§ **DO THIS**
Below are records; reproduce exactly the lines from the one that has "Recreate this image" through the one that has "const data = categories.map((c, i)", ends included, and nothing more.

▬▬▬▬▬▬▬▬▬▬

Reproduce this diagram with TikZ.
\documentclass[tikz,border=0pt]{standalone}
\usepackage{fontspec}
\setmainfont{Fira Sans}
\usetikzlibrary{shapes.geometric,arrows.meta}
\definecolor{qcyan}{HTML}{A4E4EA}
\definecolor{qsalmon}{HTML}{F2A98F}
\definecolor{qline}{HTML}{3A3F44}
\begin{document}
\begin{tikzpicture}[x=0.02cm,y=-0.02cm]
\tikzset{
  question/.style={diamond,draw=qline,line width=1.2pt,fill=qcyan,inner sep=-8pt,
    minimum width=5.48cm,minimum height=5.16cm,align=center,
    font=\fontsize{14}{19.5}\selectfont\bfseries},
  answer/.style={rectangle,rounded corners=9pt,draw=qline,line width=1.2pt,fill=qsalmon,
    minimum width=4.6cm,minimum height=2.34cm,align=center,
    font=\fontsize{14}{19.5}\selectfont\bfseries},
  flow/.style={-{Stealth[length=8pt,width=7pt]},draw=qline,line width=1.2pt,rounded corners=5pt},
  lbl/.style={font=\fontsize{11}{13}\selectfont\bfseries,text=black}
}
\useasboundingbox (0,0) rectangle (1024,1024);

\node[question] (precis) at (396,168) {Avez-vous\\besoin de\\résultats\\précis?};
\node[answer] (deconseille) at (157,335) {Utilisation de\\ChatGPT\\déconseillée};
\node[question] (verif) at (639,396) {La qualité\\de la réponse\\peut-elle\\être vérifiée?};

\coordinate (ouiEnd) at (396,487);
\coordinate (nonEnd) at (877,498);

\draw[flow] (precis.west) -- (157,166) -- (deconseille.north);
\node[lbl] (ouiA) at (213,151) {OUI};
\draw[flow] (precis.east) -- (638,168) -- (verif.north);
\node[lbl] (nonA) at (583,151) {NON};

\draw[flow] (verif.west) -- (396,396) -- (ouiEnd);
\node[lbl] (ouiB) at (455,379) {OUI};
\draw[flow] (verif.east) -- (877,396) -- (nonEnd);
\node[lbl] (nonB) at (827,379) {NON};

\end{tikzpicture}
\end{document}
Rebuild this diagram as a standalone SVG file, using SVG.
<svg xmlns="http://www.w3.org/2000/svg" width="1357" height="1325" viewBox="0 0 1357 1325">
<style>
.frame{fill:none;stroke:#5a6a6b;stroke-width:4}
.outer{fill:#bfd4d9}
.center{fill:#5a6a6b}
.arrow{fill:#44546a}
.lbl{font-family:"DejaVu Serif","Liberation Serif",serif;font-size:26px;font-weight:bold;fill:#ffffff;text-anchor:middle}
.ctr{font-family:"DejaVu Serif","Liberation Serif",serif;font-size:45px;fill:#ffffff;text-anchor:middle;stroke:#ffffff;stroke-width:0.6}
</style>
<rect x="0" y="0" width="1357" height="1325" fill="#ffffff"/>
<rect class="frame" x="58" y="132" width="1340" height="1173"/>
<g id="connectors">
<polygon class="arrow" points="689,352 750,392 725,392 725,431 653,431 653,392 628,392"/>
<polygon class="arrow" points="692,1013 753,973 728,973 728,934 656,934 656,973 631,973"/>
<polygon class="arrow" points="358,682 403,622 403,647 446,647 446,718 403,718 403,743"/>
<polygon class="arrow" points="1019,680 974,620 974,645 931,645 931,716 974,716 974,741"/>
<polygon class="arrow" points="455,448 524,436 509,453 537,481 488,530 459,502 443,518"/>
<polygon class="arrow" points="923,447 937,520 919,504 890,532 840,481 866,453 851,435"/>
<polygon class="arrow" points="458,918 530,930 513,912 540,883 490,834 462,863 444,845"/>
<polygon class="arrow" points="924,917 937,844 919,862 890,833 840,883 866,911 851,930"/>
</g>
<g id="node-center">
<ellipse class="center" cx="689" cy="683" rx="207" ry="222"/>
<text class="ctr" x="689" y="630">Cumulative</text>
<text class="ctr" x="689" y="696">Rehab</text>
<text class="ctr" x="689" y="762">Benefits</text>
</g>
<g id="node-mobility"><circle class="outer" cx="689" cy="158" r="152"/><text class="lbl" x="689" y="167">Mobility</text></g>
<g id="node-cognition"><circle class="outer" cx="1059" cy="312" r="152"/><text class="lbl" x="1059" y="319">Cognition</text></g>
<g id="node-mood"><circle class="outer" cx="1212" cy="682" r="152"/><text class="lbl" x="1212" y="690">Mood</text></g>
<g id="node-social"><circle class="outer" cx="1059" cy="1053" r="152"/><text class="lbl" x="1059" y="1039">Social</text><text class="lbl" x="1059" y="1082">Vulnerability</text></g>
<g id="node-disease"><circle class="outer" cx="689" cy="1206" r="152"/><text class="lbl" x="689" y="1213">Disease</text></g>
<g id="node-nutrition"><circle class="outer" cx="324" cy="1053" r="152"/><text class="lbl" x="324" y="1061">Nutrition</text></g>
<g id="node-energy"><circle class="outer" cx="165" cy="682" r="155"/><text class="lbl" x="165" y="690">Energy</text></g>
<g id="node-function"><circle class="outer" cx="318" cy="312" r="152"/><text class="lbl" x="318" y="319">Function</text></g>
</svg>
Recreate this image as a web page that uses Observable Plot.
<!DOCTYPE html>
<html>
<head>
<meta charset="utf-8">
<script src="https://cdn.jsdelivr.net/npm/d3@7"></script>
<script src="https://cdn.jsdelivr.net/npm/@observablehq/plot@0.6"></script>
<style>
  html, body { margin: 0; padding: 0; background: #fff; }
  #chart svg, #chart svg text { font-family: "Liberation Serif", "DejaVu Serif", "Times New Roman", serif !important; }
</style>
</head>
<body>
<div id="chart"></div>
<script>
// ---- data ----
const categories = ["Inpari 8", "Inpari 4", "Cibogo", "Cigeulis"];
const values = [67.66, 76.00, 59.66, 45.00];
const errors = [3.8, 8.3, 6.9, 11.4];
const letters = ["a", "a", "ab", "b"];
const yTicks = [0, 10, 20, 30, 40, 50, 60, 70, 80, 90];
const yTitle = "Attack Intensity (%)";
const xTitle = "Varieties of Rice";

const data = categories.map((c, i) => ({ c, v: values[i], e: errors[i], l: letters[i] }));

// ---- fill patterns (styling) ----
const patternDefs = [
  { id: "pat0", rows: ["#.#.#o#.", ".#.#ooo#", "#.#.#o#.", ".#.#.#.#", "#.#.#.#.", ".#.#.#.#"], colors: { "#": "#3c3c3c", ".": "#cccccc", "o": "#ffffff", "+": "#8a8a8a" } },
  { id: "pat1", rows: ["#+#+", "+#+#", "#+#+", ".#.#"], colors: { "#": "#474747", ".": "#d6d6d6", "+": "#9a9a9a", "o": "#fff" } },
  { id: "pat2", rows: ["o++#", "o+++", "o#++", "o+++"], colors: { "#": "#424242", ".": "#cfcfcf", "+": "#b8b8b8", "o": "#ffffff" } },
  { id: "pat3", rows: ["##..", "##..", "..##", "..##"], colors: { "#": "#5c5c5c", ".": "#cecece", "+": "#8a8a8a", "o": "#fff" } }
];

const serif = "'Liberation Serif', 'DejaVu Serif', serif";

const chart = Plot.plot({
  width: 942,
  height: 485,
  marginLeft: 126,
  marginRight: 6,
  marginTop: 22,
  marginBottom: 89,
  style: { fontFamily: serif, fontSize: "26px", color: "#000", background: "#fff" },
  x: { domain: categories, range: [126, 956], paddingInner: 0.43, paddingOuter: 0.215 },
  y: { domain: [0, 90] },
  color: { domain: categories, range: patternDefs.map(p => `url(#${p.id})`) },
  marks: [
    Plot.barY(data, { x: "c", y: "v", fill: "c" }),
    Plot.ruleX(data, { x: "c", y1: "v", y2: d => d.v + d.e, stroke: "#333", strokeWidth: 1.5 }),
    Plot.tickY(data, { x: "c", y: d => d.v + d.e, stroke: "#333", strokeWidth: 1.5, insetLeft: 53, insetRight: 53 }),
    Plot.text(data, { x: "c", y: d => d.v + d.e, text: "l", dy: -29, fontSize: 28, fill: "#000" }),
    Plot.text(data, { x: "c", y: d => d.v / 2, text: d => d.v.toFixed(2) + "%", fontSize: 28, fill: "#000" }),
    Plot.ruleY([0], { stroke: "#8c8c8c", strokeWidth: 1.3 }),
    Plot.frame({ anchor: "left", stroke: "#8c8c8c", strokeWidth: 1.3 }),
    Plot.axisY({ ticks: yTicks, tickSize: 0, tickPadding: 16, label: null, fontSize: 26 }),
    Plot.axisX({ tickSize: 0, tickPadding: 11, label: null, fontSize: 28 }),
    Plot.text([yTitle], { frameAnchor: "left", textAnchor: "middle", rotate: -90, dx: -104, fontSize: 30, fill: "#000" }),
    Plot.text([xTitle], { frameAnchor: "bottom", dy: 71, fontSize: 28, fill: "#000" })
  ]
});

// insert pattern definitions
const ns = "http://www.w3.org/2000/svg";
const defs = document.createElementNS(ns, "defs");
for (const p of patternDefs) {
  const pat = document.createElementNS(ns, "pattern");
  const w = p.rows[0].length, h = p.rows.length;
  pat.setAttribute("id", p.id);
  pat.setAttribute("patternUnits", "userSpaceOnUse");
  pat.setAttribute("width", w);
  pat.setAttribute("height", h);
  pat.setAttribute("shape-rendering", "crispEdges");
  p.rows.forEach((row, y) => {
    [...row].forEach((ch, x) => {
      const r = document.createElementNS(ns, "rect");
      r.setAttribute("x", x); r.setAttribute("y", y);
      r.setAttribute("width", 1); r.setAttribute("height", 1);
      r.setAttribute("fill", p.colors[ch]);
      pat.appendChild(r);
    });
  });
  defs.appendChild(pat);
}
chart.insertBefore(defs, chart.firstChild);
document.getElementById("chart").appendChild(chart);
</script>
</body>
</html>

▬▬▬▬▬▬▬▬▬▬

§ **SOLUTION BELOW**
Recreate this image as a web page that uses Observable Plot.
<!DOCTYPE html>
<html>
<head>
<meta charset="utf-8">
<script src="https://cdn.jsdelivr.net/npm/d3@7"></script>
<script src="https://cdn.jsdelivr.net/npm/@observablehq/plot@0.6"></script>
<style>
  html, body { margin: 0; padding: 0; background: #fff; }
  #chart svg, #chart svg text { font-family: "Liberation Serif", "DejaVu Serif", "Times New Roman", serif !important; }
</style>
</head>
<body>
<div id="chart"></div>
<script>
// ---- data ----
const categories = ["Inpari 8", "Inpari 4", "Cibogo", "Cigeulis"];
const values = [67.66, 76.00, 59.66, 45.00];
const errors = [3.8, 8.3, 6.9, 11.4];
const letters = ["a", "a", "ab", "b"];
const yTicks = [0, 10, 20, 30, 40, 50, 60, 70, 80, 90];
const yTitle = "Attack Intensity (%)";
const xTitle = "Varieties of Rice";

const data = categories.map((c, i) => ({ c, v: values[i], e: errors[i], l: letters[i] }));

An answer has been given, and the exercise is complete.